— Begin DATA SEGMENT —

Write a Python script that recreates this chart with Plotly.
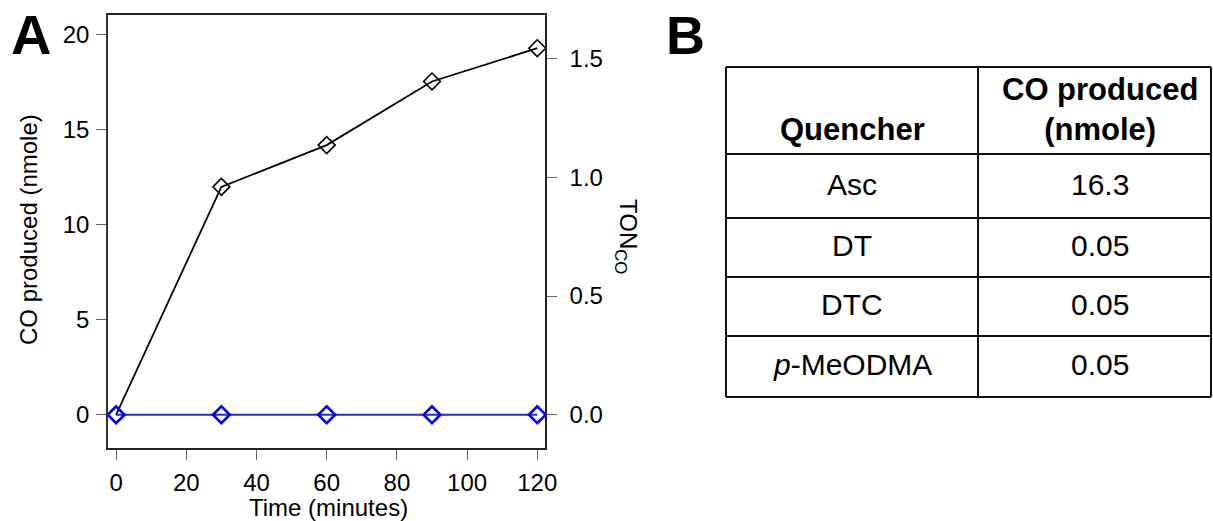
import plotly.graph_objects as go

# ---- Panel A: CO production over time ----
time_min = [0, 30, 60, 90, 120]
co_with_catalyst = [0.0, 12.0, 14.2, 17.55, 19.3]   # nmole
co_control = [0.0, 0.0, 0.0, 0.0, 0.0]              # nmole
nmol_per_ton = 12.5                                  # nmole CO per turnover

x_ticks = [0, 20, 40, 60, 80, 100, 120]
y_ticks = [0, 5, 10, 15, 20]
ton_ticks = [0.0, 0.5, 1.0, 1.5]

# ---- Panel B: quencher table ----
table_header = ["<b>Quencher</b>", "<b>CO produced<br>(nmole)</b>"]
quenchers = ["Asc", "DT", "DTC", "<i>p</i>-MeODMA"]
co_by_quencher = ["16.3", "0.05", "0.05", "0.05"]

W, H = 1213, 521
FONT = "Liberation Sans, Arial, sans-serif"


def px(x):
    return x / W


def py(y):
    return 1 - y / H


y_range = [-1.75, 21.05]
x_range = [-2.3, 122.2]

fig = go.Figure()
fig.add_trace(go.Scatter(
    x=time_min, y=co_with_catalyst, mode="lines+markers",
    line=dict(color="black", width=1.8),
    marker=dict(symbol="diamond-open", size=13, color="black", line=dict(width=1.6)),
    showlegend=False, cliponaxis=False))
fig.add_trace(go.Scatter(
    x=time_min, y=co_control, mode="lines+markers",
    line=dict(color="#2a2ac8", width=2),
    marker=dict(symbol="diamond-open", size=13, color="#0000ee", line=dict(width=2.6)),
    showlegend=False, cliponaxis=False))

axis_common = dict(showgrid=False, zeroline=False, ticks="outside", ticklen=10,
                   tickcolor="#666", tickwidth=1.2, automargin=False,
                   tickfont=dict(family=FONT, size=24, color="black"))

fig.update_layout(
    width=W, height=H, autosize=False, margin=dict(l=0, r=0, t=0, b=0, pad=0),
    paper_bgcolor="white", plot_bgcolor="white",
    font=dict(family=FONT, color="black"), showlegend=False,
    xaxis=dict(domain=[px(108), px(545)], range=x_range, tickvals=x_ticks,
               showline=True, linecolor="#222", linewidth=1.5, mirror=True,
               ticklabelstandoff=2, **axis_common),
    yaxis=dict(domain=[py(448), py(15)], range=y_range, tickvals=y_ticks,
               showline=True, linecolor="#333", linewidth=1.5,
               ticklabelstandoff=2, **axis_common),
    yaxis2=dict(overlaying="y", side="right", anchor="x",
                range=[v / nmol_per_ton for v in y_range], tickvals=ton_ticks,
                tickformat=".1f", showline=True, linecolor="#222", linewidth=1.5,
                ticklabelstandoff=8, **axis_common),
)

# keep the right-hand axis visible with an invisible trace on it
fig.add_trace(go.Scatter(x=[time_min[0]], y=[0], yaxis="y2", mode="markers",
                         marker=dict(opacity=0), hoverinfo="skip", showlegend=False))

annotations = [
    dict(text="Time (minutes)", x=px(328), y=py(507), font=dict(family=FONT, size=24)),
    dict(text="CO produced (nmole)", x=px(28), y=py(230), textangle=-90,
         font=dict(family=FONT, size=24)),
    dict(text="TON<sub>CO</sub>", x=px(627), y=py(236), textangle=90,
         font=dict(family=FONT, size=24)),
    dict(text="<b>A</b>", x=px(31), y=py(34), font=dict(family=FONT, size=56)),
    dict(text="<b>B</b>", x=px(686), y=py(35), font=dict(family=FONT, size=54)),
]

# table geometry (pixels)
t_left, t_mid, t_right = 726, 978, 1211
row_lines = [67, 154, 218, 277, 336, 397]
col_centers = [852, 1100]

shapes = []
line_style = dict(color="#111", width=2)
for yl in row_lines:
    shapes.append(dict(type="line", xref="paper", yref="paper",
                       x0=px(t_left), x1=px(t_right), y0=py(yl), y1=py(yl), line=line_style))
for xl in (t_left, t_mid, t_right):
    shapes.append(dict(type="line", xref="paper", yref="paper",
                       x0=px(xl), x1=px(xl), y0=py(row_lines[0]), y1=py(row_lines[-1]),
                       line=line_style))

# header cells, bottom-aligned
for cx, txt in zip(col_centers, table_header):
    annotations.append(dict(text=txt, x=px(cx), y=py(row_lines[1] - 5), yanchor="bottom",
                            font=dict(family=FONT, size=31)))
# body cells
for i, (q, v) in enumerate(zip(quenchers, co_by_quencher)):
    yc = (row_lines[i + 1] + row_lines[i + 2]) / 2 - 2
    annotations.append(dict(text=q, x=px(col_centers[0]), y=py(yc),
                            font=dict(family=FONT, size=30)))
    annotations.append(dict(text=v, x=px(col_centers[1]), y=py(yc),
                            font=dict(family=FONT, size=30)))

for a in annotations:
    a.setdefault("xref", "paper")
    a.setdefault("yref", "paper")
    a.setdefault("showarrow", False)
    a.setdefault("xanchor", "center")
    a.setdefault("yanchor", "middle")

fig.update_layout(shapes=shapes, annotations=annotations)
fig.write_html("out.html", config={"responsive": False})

— End DATA SEGMENT —

§ **WRITTEN TASK**
Write out nothing but the lines from the start of the data through the line with "x_range = [-2.3, 122.2]". Leave out the pictures.

§ **SOLVED EXERCISE**
Write a Python script that recreates this chart with Plotly.
import plotly.graph_objects as go

# ---- Panel A: CO production over time ----
time_min = [0, 30, 60, 90, 120]
co_with_catalyst = [0.0, 12.0, 14.2, 17.55, 19.3]   # nmole
co_control = [0.0, 0.0, 0.0, 0.0, 0.0]              # nmole
nmol_per_ton = 12.5                                  # nmole CO per turnover

x_ticks = [0, 20, 40, 60, 80, 100, 120]
y_ticks = [0, 5, 10, 15, 20]
ton_ticks = [0.0, 0.5, 1.0, 1.5]

# ---- Panel B: quencher table ----
table_header = ["<b>Quencher</b>", "<b>CO produced<br>(nmole)</b>"]
quenchers = ["Asc", "DT", "DTC", "<i>p</i>-MeODMA"]
co_by_quencher = ["16.3", "0.05", "0.05", "0.05"]

W, H = 1213, 521
FONT = "Liberation Sans, Arial, sans-serif"


def px(x):
    return x / W


def py(y):
    return 1 - y / H


y_range = [-1.75, 21.05]
x_range = [-2.3, 122.2]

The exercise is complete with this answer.